** Work instructions **
Reproduce every line of the material below, but drop the pictures.

** Data extract **
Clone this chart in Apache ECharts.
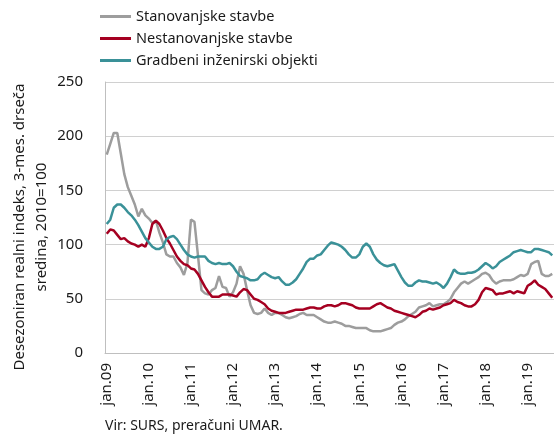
<!DOCTYPE html>
<html>
<head>
<meta charset="utf-8">
<script src="https://cdn.jsdelivr.net/npm/echarts@6/dist/echarts.min.js"></script>
<style>
  html, body { margin: 0; padding: 0; background: #fff; }
  #chart { width: 554px; height: 439px; }
</style>
</head>
<body>
<div id="chart"></div>
<script>
// months jan.09 .. aug.19
const years = ["09", "10", "11", "12", "13", "14", "15", "16", "17", "18", "19"];
const monthNames = ["jan", "feb", "mar", "apr", "maj", "jun", "jul", "avg", "sep", "okt", "nov", "dec"];
const lastYearMonths = 8;

const seriesNames = ["Stanovanjske stavbe", "Nestanovanjske stavbe", "Gradbeni inženirski objekti"];

const stanovanjske = [
  183, 193, 203, 203, 184, 165, 153, 145, 137, 126, 133, 127,
  124, 120, 122, 111, 102, 91, 89, 89, 83, 79, 72, 83,
  123, 121, 90, 58, 55, 54, 58, 60, 71, 61, 60, 52,
  56, 64, 80, 73, 58, 44, 37, 36, 37, 41, 37, 35,
  37, 37, 35, 33, 32, 33, 34, 36, 37, 35, 35, 35,
  33, 31, 29, 28, 28, 29, 28, 27, 25, 25, 24, 23,
  23, 23, 23, 21, 20, 20, 20, 21, 22, 23, 26, 28,
  29, 31, 34, 36, 38, 42, 43, 44, 46, 43, 44, 45,
  45, 47, 50, 56, 60, 64, 66, 64, 66, 68, 70, 73,
  74, 72, 67, 64, 66, 67, 67, 67, 68, 70, 72, 71,
  73, 82, 84, 85, 73, 71, 71, 73
];

const nestanovanjske = [
  110, 114, 113, 109, 105, 106, 103, 101, 100, 98, 100, 98,
  106, 119, 122, 119, 113, 106, 101, 95, 89, 85, 82, 81,
  78, 77, 73, 67, 61, 56, 52, 52, 52, 54, 54, 54,
  53, 52, 56, 59, 58, 54, 50, 49, 47, 45, 41, 39,
  38, 37, 37, 37, 38, 39, 40, 40, 40, 41, 42, 42,
  41, 41, 43, 44, 44, 43, 44, 46, 46, 45, 44, 42,
  41, 41, 41, 41, 43, 45, 46, 44, 42, 41, 39, 38,
  37, 36, 35, 34, 33, 35, 38, 39, 41, 40, 41, 42,
  44, 45, 46, 49, 47, 46, 44, 43, 43, 45, 49, 56,
  60, 59, 58, 54, 55, 55, 56, 57, 55, 57, 56, 55,
  62, 64, 67, 63, 61, 59, 55, 51
];

const gradbeni = [
  119, 123, 134, 137, 137, 134, 130, 127, 123, 118, 112, 106,
  102, 98, 96, 96, 98, 105, 107, 108, 105, 100, 95, 91,
  89, 88, 89, 89, 89, 85, 83, 82, 83, 82, 82, 83,
  80, 75, 71, 70, 69, 67, 67, 68, 72, 74, 72, 70,
  69, 70, 66, 63, 63, 65, 68, 73, 78, 84, 87, 87,
  90, 91, 95, 99, 102, 101, 100, 98, 95, 91, 88, 88,
  91, 98, 101, 98, 91, 86, 83, 81, 80, 81, 82, 76,
  70, 65, 62, 62, 65, 67, 66, 66, 65, 64, 65, 63,
  60, 64, 70, 77, 74, 73, 73, 74, 74, 75, 77, 80,
  83, 81, 78, 80, 84, 86, 88, 90, 93, 94, 95, 94,
  93, 93, 96, 96, 95, 94, 93, 90
];

const colors = ["#9d9d9d", "#a50021", "#3a9198"];

const categories = [];
years.forEach((y, i) => {
  const n = i === years.length - 1 ? lastYearMonths : 12;
  for (let m = 0; m < n; m++) categories.push(monthNames[m] + "." + y);
});

const font = "'Noto Sans', sans-serif";
const chart = echarts.init(document.getElementById("chart"));

const mkLine = (name, data, color) => ({
  name: name,
  type: "line",
  data: data,
  symbol: "none",
  smooth: false,
  lineStyle: { color: color, width: 2.5 },
  itemStyle: { color: color },
});

const option = {
  animation: false,
  textStyle: { fontFamily: font },
  color: colors,
  legend: {
    orient: "vertical",
    left: 100,
    top: 8,
    padding: 0,
    itemWidth: 31,
    itemHeight: 3,
    itemGap: 5,
    icon: "rect",
    textStyle: { fontSize: 14.5, color: "#1a1a1a", lineHeight: 17, fontFamily: font },
    data: seriesNames,
  },
  grid: { left: 105, right: 0, top: 82, bottom: 86 },
  xAxis: {
    type: "category",
    data: categories,
    boundaryGap: true,
    axisLine: { lineStyle: { color: "#bfbfbf", width: 1 } },
    axisTick: { show: false },
    axisLabel: {
      interval: 11,
      rotate: 90,
      margin: 10,
      fontSize: 15,
      color: "#1a1a1a",
      fontFamily: font,
    },
    splitLine: { show: false },
  },
  yAxis: {
    type: "value",
    min: 0,
    max: 250,
    interval: 50,
    axisLine: { show: true, lineStyle: { color: "#bfbfbf", width: 1 } },
    axisTick: { show: false },
    axisLabel: { margin: 22, fontSize: 15, color: "#1a1a1a", fontFamily: font },
    splitLine: { lineStyle: { color: "#d0d0d0", width: 1 } },
  },
  graphic: [
    {
      type: "text",
      x: 31,
      y: 227,
      rotation: Math.PI / 2,
      style: {
        text: "Desezoniran realni indeks, 3-mes. drseča\nsredina, 2010=100",
        fontSize: 15,
        lineHeight: 22,
        fontFamily: font,
        fill: "#1a1a1a",
        align: "center",
        verticalAlign: "middle",
      },
    },
    {
      type: "text",
      left: 105,
      top: 419,
      style: {
        text: "Vir: SURS, preračuni UMAR.",
        fontSize: 14,
        fontFamily: font,
        fill: "#1a1a1a",
      },
    },
  ],
  series: [
    mkLine(seriesNames[0], stanovanjske, colors[0]),
    mkLine(seriesNames[1], nestanovanjske, colors[1]),
    mkLine(seriesNames[2], gradbeni, colors[2]),
  ],
};

chart.setOption(option);
</script>
</body>
</html>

** Answer in full **
Clone this chart in Apache ECharts.
<!DOCTYPE html>
<html>
<head>
<meta charset="utf-8">
<script src="https://cdn.jsdelivr.net/npm/echarts@6/dist/echarts.min.js"></script>
<style>
  html, body { margin: 0; padding: 0; background: #fff; }
  #chart { width: 554px; height: 439px; }
</style>
</head>
<body>
<div id="chart"></div>
<script>
// months jan.09 .. aug.19
const years = ["09", "10", "11", "12", "13", "14", "15", "16", "17", "18", "19"];
const monthNames = ["jan", "feb", "mar", "apr", "maj", "jun", "jul", "avg", "sep", "okt", "nov", "dec"];
const lastYearMonths = 8;

const seriesNames = ["Stanovanjske stavbe", "Nestanovanjske stavbe", "Gradbeni inženirski objekti"];

const stanovanjske = [
  183, 193, 203, 203, 184, 165, 153, 145, 137, 126, 133, 127,
  124, 120, 122, 111, 102, 91, 89, 89, 83, 79, 72, 83,
  123, 121, 90, 58, 55, 54, 58, 60, 71, 61, 60, 52,
  56, 64, 80, 73, 58, 44, 37, 36, 37, 41, 37, 35,
  37, 37, 35, 33, 32, 33, 34, 36, 37, 35, 35, 35,
  33, 31, 29, 28, 28, 29, 28, 27, 25, 25, 24, 23,
  23, 23, 23, 21, 20, 20, 20, 21, 22, 23, 26, 28,
  29, 31, 34, 36, 38, 42, 43, 44, 46, 43, 44, 45,
  45, 47, 50, 56, 60, 64, 66, 64, 66, 68, 70, 73,
  74, 72, 67, 64, 66, 67, 67, 67, 68, 70, 72, 71,
  73, 82, 84, 85, 73, 71, 71, 73
];

const nestanovanjske = [
  110, 114, 113, 109, 105, 106, 103, 101, 100, 98, 100, 98,
  106, 119, 122, 119, 113, 106, 101, 95, 89, 85, 82, 81,
  78, 77, 73, 67, 61, 56, 52, 52, 52, 54, 54, 54,
  53, 52, 56, 59, 58, 54, 50, 49, 47, 45, 41, 39,
  38, 37, 37, 37, 38, 39, 40, 40, 40, 41, 42, 42,
  41, 41, 43, 44, 44, 43, 44, 46, 46, 45, 44, 42,
  41, 41, 41, 41, 43, 45, 46, 44, 42, 41, 39, 38,
  37, 36, 35, 34, 33, 35, 38, 39, 41, 40, 41, 42,
  44, 45, 46, 49, 47, 46, 44, 43, 43, 45, 49, 56,
  60, 59, 58, 54, 55, 55, 56, 57, 55, 57, 56, 55,
  62, 64, 67, 63, 61, 59, 55, 51
];

const gradbeni = [
  119, 123, 134, 137, 137, 134, 130, 127, 123, 118, 112, 106,
  102, 98, 96, 96, 98, 105, 107, 108, 105, 100, 95, 91,
  89, 88, 89, 89, 89, 85, 83, 82, 83, 82, 82, 83,
  80, 75, 71, 70, 69, 67, 67, 68, 72, 74, 72, 70,
  69, 70, 66, 63, 63, 65, 68, 73, 78, 84, 87, 87,
  90, 91, 95, 99, 102, 101, 100, 98, 95, 91, 88, 88,
  91, 98, 101, 98, 91, 86, 83, 81, 80, 81, 82, 76,
  70, 65, 62, 62, 65, 67, 66, 66, 65, 64, 65, 63,
  60, 64, 70, 77, 74, 73, 73, 74, 74, 75, 77, 80,
  83, 81, 78, 80, 84, 86, 88, 90, 93, 94, 95, 94,
  93, 93, 96, 96, 95, 94, 93, 90
];

const colors = ["#9d9d9d", "#a50021", "#3a9198"];

const categories = [];
years.forEach((y, i) => {
  const n = i === years.length - 1 ? lastYearMonths : 12;
  for (let m = 0; m < n; m++) categories.push(monthNames[m] + "." + y);
});

const font = "'Noto Sans', sans-serif";
const chart = echarts.init(document.getElementById("chart"));

const mkLine = (name, data, color) => ({
  name: name,
  type: "line",
  data: data,
  symbol: "none",
  smooth: false,
  lineStyle: { color: color, width: 2.5 },
  itemStyle: { color: color },
});

const option = {
  animation: false,
  textStyle: { fontFamily: font },
  color: colors,
  legend: {
    orient: "vertical",
    left: 100,
    top: 8,
    padding: 0,
    itemWidth: 31,
    itemHeight: 3,
    itemGap: 5,
    icon: "rect",
    textStyle: { fontSize: 14.5, color: "#1a1a1a", lineHeight: 17, fontFamily: font },
    data: seriesNames,
  },
  grid: { left: 105, right: 0, top: 82, bottom: 86 },
  xAxis: {
    type: "category",
    data: categories,
    boundaryGap: true,
    axisLine: { lineStyle: { color: "#bfbfbf", width: 1 } },
    axisTick: { show: false },
    axisLabel: {
      interval: 11,
      rotate: 90,
      margin: 10,
      fontSize: 15,
      color: "#1a1a1a",
      fontFamily: font,
    },
    splitLine: { show: false },
  },
  yAxis: {
    type: "value",
    min: 0,
    max: 250,
    interval: 50,
    axisLine: { show: true, lineStyle: { color: "#bfbfbf", width: 1 } },
    axisTick: { show: false },
    axisLabel: { margin: 22, fontSize: 15, color: "#1a1a1a", fontFamily: font },
    splitLine: { lineStyle: { color: "#d0d0d0", width: 1 } },
  },
  graphic: [
    {
      type: "text",
      x: 31,
      y: 227,
      rotation: Math.PI / 2,
      style: {
        text: "Desezoniran realni indeks, 3-mes. drseča\nsredina, 2010=100",
        fontSize: 15,
        lineHeight: 22,
        fontFamily: font,
        fill: "#1a1a1a",
        align: "center",
        verticalAlign: "middle",
      },
    },
    {
      type: "text",
      left: 105,
      top: 419,
      style: {
        text: "Vir: SURS, preračuni UMAR.",
        fontSize: 14,
        fontFamily: font,
        fill: "#1a1a1a",
      },
    },
  ],
  series: [
    mkLine(seriesNames[0], stanovanjske, colors[0]),
    mkLine(seriesNames[1], nestanovanjske, colors[1]),
    mkLine(seriesNames[2], gradbeni, colors[2]),
  ],
};

chart.setOption(option);
</script>
</body>
</html>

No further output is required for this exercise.